» **AIM OF THE TASK**
Reproduce every line of the material below, but drop the pictures.

BEGIN SOURCE EXCERPT

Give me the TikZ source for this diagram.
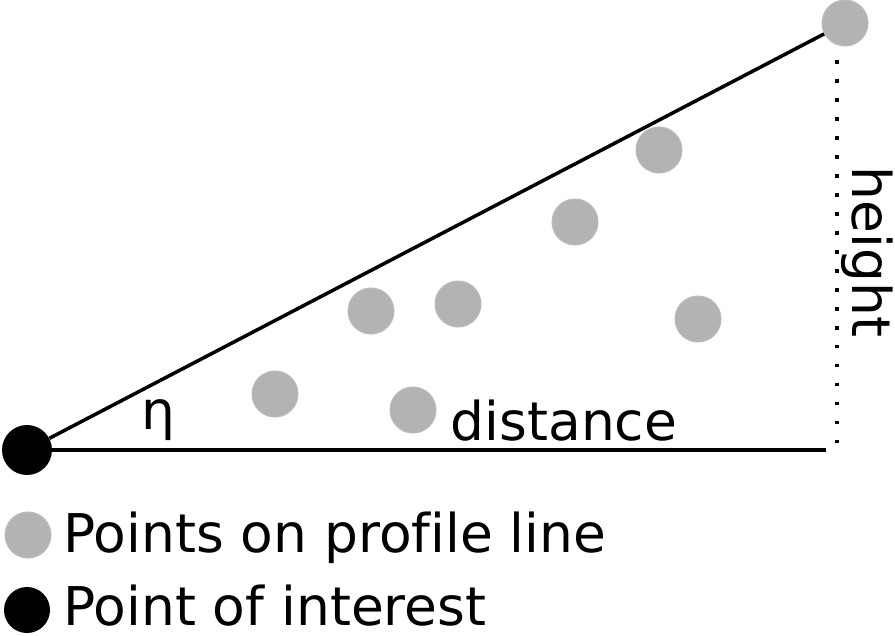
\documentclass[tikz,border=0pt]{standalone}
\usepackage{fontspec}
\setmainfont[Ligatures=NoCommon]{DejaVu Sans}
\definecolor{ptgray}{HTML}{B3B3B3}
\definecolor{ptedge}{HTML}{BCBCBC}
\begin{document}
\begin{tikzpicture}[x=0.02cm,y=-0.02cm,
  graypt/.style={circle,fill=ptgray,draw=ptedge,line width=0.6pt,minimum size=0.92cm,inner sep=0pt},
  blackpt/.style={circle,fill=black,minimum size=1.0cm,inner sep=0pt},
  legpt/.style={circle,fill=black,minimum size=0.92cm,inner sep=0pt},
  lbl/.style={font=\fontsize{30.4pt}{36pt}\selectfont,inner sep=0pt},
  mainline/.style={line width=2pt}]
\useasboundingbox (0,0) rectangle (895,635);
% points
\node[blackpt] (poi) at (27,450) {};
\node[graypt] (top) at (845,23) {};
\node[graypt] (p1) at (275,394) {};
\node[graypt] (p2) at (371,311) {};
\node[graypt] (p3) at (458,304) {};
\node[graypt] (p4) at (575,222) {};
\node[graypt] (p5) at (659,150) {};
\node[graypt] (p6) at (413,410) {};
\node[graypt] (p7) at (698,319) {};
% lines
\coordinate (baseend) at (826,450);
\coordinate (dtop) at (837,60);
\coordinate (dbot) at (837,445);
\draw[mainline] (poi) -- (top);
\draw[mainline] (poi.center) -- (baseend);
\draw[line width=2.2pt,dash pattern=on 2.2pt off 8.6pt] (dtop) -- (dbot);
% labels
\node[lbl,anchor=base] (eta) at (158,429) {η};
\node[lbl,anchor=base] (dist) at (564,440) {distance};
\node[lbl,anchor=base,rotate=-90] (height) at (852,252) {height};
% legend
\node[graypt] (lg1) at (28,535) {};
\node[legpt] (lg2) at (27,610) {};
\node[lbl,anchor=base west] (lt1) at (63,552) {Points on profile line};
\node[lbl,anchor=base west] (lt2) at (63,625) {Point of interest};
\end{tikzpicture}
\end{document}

END SOURCE EXCERPT

» **PROBLEM SOLUTION**
Give me the TikZ source for this diagram.
\documentclass[tikz,border=0pt]{standalone}
\usepackage{fontspec}
\setmainfont[Ligatures=NoCommon]{DejaVu Sans}
\definecolor{ptgray}{HTML}{B3B3B3}
\definecolor{ptedge}{HTML}{BCBCBC}
\begin{document}
\begin{tikzpicture}[x=0.02cm,y=-0.02cm,
  graypt/.style={circle,fill=ptgray,draw=ptedge,line width=0.6pt,minimum size=0.92cm,inner sep=0pt},
  blackpt/.style={circle,fill=black,minimum size=1.0cm,inner sep=0pt},
  legpt/.style={circle,fill=black,minimum size=0.92cm,inner sep=0pt},
  lbl/.style={font=\fontsize{30.4pt}{36pt}\selectfont,inner sep=0pt},
  mainline/.style={line width=2pt}]
\useasboundingbox (0,0) rectangle (895,635);
% points
\node[blackpt] (poi) at (27,450) {};
\node[graypt] (top) at (845,23) {};
\node[graypt] (p1) at (275,394) {};
\node[graypt] (p2) at (371,311) {};
\node[graypt] (p3) at (458,304) {};
\node[graypt] (p4) at (575,222) {};
\node[graypt] (p5) at (659,150) {};
\node[graypt] (p6) at (413,410) {};
\node[graypt] (p7) at (698,319) {};
% lines
\coordinate (baseend) at (826,450);
\coordinate (dtop) at (837,60);
\coordinate (dbot) at (837,445);
\draw[mainline] (poi) -- (top);
\draw[mainline] (poi.center) -- (baseend);
\draw[line width=2.2pt,dash pattern=on 2.2pt off 8.6pt] (dtop) -- (dbot);
% labels
\node[lbl,anchor=base] (eta) at (158,429) {η};
\node[lbl,anchor=base] (dist) at (564,440) {distance};
\node[lbl,anchor=base,rotate=-90] (height) at (852,252) {height};
% legend
\node[graypt] (lg1) at (28,535) {};
\node[legpt] (lg2) at (27,610) {};
\node[lbl,anchor=base west] (lt1) at (63,552) {Points on profile line};
\node[lbl,anchor=base west] (lt2) at (63,625) {Point of interest};
\end{tikzpicture}
\end{document}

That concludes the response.